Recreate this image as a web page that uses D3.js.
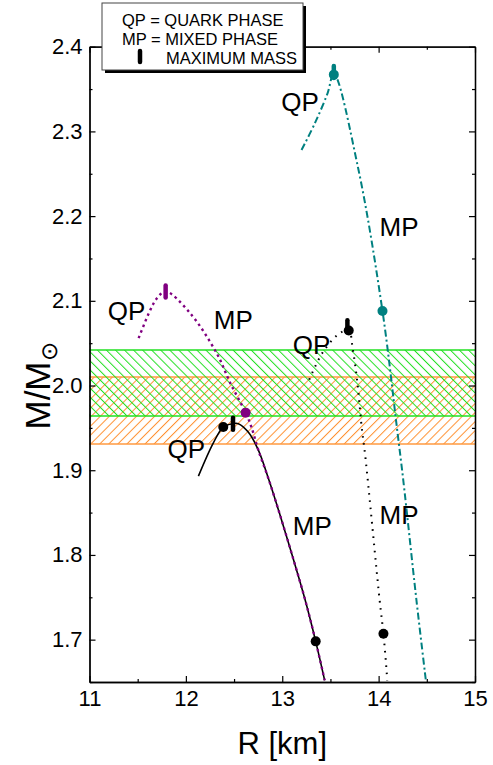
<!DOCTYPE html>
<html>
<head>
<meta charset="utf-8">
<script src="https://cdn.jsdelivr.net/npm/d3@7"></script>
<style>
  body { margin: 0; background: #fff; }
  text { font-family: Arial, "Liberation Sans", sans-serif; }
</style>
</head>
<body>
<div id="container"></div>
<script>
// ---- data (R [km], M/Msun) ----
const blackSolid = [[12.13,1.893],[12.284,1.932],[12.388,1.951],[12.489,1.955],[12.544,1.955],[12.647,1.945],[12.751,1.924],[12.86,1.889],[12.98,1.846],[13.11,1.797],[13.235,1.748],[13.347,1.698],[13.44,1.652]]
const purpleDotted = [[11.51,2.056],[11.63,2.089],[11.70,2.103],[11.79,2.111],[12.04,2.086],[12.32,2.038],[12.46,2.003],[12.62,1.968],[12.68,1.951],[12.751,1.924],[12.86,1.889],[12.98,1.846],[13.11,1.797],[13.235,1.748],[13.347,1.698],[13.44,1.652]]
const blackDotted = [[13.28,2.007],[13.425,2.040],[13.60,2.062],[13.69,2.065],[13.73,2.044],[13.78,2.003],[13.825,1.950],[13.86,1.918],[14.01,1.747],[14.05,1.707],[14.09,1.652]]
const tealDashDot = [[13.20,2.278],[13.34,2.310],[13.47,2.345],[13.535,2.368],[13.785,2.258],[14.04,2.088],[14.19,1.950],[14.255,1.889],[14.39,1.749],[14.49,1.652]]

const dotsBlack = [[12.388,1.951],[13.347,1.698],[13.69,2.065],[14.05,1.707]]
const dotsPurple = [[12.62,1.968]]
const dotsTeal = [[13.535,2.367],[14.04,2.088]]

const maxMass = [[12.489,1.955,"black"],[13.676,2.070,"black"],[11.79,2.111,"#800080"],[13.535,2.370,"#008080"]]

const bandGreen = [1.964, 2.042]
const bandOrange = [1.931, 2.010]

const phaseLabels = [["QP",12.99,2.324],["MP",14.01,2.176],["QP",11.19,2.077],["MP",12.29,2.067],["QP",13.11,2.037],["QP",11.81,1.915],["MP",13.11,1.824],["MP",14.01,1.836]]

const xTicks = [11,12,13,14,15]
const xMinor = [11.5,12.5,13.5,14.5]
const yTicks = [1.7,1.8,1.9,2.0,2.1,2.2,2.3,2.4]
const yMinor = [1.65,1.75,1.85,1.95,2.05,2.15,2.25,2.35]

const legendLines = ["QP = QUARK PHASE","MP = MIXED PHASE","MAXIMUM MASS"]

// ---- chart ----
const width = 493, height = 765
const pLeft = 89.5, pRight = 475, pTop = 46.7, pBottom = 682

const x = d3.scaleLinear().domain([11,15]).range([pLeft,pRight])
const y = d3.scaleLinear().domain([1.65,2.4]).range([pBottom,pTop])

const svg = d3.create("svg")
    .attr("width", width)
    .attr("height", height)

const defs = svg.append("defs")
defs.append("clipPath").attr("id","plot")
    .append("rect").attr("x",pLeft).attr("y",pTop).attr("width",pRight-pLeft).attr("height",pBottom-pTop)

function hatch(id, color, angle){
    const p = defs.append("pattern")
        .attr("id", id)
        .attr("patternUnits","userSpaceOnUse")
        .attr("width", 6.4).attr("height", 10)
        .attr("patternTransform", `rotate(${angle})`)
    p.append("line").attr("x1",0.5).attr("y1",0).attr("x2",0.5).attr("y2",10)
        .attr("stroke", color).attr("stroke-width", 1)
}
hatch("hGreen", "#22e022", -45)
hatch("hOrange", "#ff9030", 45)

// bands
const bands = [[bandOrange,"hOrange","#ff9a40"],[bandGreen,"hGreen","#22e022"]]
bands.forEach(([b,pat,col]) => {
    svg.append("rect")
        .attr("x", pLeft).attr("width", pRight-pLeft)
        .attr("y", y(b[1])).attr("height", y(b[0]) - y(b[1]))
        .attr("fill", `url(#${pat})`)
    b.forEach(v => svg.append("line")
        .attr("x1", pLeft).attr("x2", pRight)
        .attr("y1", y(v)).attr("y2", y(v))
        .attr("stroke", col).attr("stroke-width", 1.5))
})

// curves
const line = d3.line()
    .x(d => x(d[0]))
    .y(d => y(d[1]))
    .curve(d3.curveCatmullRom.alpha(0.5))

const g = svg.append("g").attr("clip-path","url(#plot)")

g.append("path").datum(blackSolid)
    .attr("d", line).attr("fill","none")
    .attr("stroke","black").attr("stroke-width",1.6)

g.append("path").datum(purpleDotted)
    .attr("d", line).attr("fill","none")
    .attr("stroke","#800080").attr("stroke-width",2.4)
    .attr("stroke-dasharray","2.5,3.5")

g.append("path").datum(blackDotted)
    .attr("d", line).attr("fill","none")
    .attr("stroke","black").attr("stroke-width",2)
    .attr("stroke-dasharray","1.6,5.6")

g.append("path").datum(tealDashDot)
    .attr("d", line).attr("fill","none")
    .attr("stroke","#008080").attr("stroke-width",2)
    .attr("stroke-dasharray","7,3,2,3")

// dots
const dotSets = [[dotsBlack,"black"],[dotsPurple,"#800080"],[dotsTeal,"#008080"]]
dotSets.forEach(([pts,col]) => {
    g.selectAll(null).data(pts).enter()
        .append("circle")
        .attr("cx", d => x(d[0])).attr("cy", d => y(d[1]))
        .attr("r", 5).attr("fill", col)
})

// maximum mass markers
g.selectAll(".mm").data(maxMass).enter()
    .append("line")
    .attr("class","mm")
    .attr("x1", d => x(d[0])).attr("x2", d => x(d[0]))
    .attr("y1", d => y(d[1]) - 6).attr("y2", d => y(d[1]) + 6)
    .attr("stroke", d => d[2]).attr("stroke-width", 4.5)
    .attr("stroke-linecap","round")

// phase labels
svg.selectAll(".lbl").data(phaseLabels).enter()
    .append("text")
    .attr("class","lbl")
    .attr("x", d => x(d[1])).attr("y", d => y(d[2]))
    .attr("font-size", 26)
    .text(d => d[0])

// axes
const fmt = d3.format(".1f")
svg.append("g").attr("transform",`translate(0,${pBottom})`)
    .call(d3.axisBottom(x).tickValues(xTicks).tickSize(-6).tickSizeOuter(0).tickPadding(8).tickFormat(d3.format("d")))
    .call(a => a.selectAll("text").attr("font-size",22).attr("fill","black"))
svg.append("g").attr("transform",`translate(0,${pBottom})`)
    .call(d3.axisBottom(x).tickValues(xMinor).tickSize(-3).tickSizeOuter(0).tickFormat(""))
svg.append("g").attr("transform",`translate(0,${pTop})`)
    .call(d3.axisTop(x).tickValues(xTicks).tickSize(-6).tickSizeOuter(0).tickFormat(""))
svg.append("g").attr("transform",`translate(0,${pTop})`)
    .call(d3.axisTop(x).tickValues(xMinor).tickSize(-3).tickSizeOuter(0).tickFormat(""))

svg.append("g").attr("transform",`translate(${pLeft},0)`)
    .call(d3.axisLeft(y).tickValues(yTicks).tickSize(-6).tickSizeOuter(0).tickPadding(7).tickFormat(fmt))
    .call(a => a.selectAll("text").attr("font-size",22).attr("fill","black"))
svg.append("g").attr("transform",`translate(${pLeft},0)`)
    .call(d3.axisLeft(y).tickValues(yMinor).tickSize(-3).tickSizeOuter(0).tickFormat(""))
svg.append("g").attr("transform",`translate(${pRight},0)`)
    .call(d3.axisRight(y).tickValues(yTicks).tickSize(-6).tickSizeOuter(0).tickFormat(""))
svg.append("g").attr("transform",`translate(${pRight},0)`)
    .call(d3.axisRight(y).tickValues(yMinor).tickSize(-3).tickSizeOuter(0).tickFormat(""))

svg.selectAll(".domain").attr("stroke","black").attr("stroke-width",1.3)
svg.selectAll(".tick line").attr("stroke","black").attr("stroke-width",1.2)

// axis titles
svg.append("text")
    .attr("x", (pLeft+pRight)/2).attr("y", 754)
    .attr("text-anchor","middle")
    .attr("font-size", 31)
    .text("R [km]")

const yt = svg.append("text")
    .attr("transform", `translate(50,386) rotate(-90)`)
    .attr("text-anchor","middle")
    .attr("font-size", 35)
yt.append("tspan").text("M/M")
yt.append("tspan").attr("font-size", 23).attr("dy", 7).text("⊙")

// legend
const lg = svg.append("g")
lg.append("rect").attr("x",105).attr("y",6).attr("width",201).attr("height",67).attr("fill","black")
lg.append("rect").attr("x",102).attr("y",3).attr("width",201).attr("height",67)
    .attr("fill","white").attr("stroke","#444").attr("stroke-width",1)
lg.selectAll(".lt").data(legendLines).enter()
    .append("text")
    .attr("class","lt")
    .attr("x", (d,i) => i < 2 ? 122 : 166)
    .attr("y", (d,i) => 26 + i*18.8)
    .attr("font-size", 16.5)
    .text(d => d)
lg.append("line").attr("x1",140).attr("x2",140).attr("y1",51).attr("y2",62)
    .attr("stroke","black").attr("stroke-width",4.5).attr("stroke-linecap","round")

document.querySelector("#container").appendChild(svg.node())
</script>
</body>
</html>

============

- [TASK DESCRIPTION]
From the first line above down to the line with "const yMinor = [1.65,1.75,1.85,1.95,2.05,2.15,2.25,2.35]", reproduce every line and no others, omitting pictures.

- [WRITTEN ANSWER]
Recreate this image as a web page that uses D3.js.
<!DOCTYPE html>
<html>
<head>
<meta charset="utf-8">
<script src="https://cdn.jsdelivr.net/npm/d3@7"></script>
<style>
  body { margin: 0; background: #fff; }
  text { font-family: Arial, "Liberation Sans", sans-serif; }
</style>
</head>
<body>
<div id="container"></div>
<script>
// ---- data (R [km], M/Msun) ----
const blackSolid = [[12.13,1.893],[12.284,1.932],[12.388,1.951],[12.489,1.955],[12.544,1.955],[12.647,1.945],[12.751,1.924],[12.86,1.889],[12.98,1.846],[13.11,1.797],[13.235,1.748],[13.347,1.698],[13.44,1.652]]
const purpleDotted = [[11.51,2.056],[11.63,2.089],[11.70,2.103],[11.79,2.111],[12.04,2.086],[12.32,2.038],[12.46,2.003],[12.62,1.968],[12.68,1.951],[12.751,1.924],[12.86,1.889],[12.98,1.846],[13.11,1.797],[13.235,1.748],[13.347,1.698],[13.44,1.652]]
const blackDotted = [[13.28,2.007],[13.425,2.040],[13.60,2.062],[13.69,2.065],[13.73,2.044],[13.78,2.003],[13.825,1.950],[13.86,1.918],[14.01,1.747],[14.05,1.707],[14.09,1.652]]
const tealDashDot = [[13.20,2.278],[13.34,2.310],[13.47,2.345],[13.535,2.368],[13.785,2.258],[14.04,2.088],[14.19,1.950],[14.255,1.889],[14.39,1.749],[14.49,1.652]]

const dotsBlack = [[12.388,1.951],[13.347,1.698],[13.69,2.065],[14.05,1.707]]
const dotsPurple = [[12.62,1.968]]
const dotsTeal = [[13.535,2.367],[14.04,2.088]]

const maxMass = [[12.489,1.955,"black"],[13.676,2.070,"black"],[11.79,2.111,"#800080"],[13.535,2.370,"#008080"]]

const bandGreen = [1.964, 2.042]
const bandOrange = [1.931, 2.010]

const phaseLabels = [["QP",12.99,2.324],["MP",14.01,2.176],["QP",11.19,2.077],["MP",12.29,2.067],["QP",13.11,2.037],["QP",11.81,1.915],["MP",13.11,1.824],["MP",14.01,1.836]]

const xTicks = [11,12,13,14,15]
const xMinor = [11.5,12.5,13.5,14.5]
const yTicks = [1.7,1.8,1.9,2.0,2.1,2.2,2.3,2.4]
const yMinor = [1.65,1.75,1.85,1.95,2.05,2.15,2.25,2.35]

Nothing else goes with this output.